• EXERCISE OBJECTIVE:
From the entries below, reproduce exactly the lines from the one with "Write the matplotlib code for this chart." through the one with "y_ticks = [200, 250, 300, 350, 400, 450]", both included, without images.

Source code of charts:
((

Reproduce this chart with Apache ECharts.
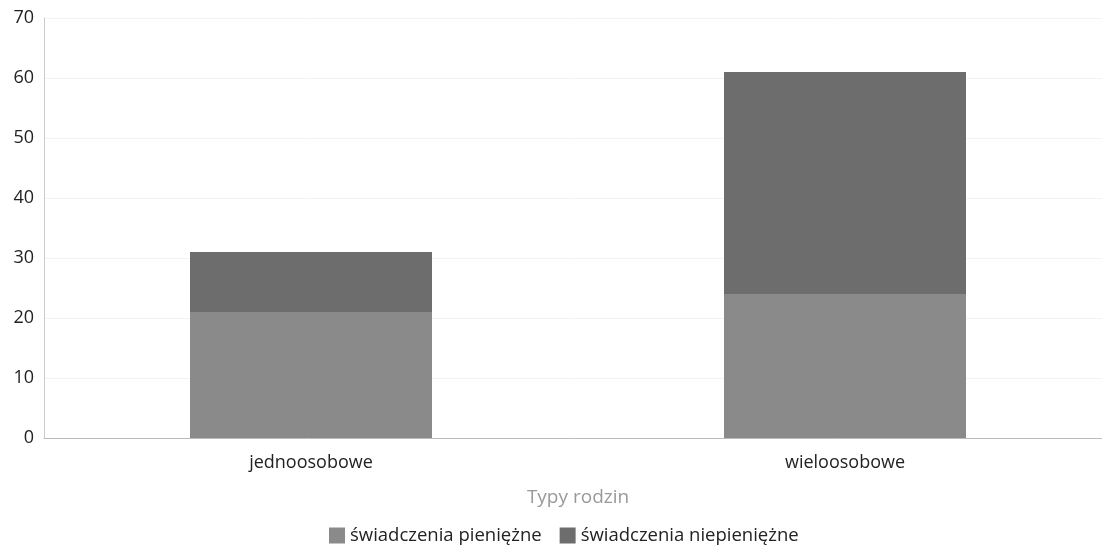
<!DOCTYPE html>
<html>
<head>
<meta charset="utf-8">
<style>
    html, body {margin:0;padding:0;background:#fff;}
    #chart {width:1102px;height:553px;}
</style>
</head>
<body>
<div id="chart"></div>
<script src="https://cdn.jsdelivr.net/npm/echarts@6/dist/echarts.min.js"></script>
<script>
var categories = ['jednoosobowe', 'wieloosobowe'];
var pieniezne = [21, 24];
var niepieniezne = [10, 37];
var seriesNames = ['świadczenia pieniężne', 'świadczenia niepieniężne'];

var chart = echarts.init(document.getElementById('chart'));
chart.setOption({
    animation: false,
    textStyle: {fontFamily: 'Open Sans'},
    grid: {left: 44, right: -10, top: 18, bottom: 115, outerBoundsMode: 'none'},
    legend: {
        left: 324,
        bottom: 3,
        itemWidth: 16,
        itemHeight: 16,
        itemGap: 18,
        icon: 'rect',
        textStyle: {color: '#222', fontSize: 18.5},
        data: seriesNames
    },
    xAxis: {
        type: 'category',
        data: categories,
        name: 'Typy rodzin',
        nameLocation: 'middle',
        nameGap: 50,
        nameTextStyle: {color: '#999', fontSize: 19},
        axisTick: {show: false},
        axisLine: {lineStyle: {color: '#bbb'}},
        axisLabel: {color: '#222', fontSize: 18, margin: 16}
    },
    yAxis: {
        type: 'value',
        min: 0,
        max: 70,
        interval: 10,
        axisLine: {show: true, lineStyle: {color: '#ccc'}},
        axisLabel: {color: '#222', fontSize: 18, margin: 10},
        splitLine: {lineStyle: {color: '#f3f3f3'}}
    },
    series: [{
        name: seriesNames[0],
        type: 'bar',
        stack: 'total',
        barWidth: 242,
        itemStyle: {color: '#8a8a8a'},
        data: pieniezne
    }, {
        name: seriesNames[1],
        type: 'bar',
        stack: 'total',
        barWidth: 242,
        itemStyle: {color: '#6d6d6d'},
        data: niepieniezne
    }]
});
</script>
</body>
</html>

))
((

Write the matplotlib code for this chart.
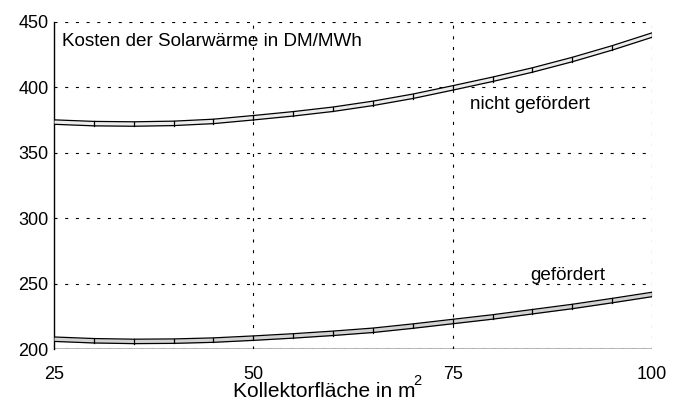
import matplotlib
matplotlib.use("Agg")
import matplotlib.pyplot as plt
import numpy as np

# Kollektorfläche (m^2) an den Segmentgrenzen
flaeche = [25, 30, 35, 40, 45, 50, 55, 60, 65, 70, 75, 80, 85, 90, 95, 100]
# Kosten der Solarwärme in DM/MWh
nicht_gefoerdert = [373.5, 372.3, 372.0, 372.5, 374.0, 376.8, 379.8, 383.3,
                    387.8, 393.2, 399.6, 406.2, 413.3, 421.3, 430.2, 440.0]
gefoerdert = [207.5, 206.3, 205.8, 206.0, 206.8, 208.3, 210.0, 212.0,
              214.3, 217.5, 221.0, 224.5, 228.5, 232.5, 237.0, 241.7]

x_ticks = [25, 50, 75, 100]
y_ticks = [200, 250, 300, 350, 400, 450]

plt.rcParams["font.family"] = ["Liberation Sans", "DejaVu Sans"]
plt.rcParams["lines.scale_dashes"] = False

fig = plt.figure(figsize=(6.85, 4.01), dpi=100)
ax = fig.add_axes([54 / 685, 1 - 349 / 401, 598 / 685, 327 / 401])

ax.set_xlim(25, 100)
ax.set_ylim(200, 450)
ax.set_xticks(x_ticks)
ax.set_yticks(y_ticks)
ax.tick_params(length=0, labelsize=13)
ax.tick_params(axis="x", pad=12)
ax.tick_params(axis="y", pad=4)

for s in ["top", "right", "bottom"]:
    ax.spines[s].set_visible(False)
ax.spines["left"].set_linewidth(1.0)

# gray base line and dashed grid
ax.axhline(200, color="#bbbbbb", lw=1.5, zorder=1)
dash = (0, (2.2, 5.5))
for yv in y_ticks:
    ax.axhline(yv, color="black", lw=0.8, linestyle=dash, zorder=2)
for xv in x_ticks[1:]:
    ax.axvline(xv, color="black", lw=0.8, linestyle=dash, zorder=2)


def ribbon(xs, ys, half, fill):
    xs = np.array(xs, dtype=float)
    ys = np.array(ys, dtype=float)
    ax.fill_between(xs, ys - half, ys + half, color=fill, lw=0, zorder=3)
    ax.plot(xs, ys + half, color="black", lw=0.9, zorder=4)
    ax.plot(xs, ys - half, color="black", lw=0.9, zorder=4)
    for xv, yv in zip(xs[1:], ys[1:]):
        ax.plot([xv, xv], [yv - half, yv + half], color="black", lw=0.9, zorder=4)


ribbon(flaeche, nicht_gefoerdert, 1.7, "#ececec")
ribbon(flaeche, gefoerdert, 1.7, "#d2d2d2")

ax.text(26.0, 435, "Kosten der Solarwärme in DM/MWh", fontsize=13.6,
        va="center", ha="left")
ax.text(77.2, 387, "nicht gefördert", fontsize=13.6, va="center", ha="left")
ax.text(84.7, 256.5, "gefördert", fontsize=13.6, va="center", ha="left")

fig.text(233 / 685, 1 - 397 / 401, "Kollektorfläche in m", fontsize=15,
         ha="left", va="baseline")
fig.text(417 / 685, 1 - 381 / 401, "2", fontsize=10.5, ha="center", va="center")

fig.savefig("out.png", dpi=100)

))

• OUTPUT FOR THIS EXERCISE:
Write the matplotlib code for this chart.
import matplotlib
matplotlib.use("Agg")
import matplotlib.pyplot as plt
import numpy as np

# Kollektorfläche (m^2) an den Segmentgrenzen
flaeche = [25, 30, 35, 40, 45, 50, 55, 60, 65, 70, 75, 80, 85, 90, 95, 100]
# Kosten der Solarwärme in DM/MWh
nicht_gefoerdert = [373.5, 372.3, 372.0, 372.5, 374.0, 376.8, 379.8, 383.3,
                    387.8, 393.2, 399.6, 406.2, 413.3, 421.3, 430.2, 440.0]
gefoerdert = [207.5, 206.3, 205.8, 206.0, 206.8, 208.3, 210.0, 212.0,
              214.3, 217.5, 221.0, 224.5, 228.5, 232.5, 237.0, 241.7]

x_ticks = [25, 50, 75, 100]
y_ticks = [200, 250, 300, 350, 400, 450]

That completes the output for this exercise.